As you can see, our data frame contains rows not just for individual countries, but for groups of countries, too. Which means that if we want to find countries, we'll need to remove any of those groups.

How? It took me a while, to be honest, using a regular expression to describe the country names (and partial names) I wanted to ignore. My regular expression basically looked for anything with a bunch of words or phrases, which I put into the variable ignore_pattern. I then got the data frame's index and turned it into a series with to_series, which returned a series whose index and values were identical. I then used loc to keep only those elements that did not match my regexp pattern, using str.contains.

ignore_pattern = r'(?:countries|situations|IDA|IBRD|demographic|OECD|World|Middle East|Sub-Saharan|ern and|Euro|income|Asia|America\b)'

countries = (df
             .index
             .to_series()
             .loc[lambda s_: ~s_.str.contains(ignore_pattern,
                                              regex=True)]
            )

I can now use loc and the countries series to keep only those rows from df for actual countries. I do that, adding the loc into the query:

(
    df
    .loc[lambda df_: df_.index.isin(countries)]
    [('destination', 2000)]
    .nlargest()
)

And now I get much more reasonable results:

Country Name
Pakistan              2001460.0
Iran, Islamic Rep.    1868000.0
Jordan                1610630.0
West Bank and Gaza    1428891.0
Germany                906000.0
Name: (destination, 2000), dtype: float64

So back in 2000, the greatest number of refugees were going to Pakistan, Iran, and Jordan. (Not what I expected or remembered!)

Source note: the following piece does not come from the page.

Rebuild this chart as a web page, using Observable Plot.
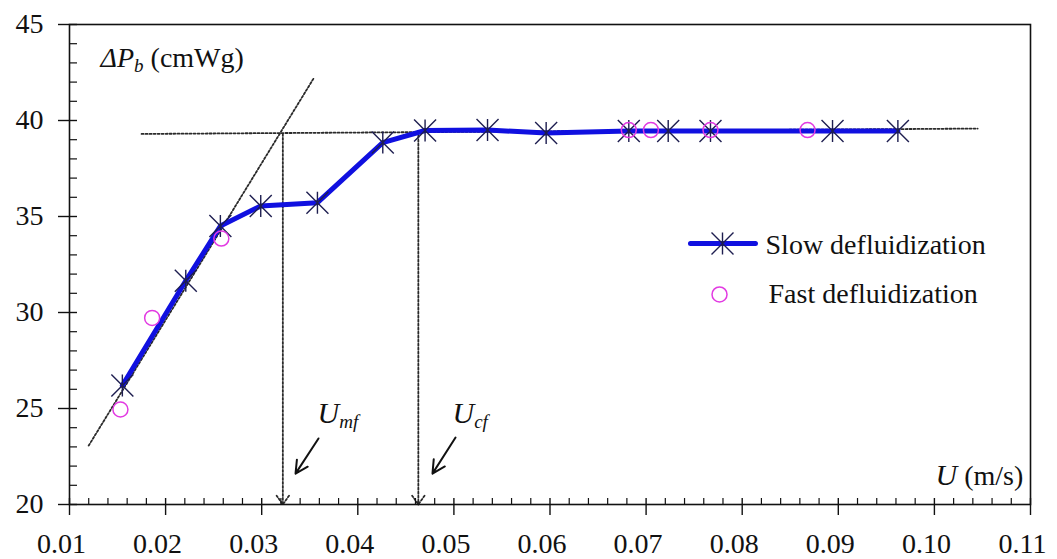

How about in 2023? Here's the (almost identical) query:

(
    df
    .loc[lambda df_: df_.index.isin(countries)]
    [('destination', 2023)]
    .nlargest()
)

The results:

Country Name
Iran, Islamic Rep.    3764517.0
Turkiye               3251127.0
Jordan                3063591.0
Germany               2593007.0
West Bank and Gaza    2482144.0
Name: (destination, 2023), dtype: float64

The numbers, as you can see, are far higher than they were 23 years earlier.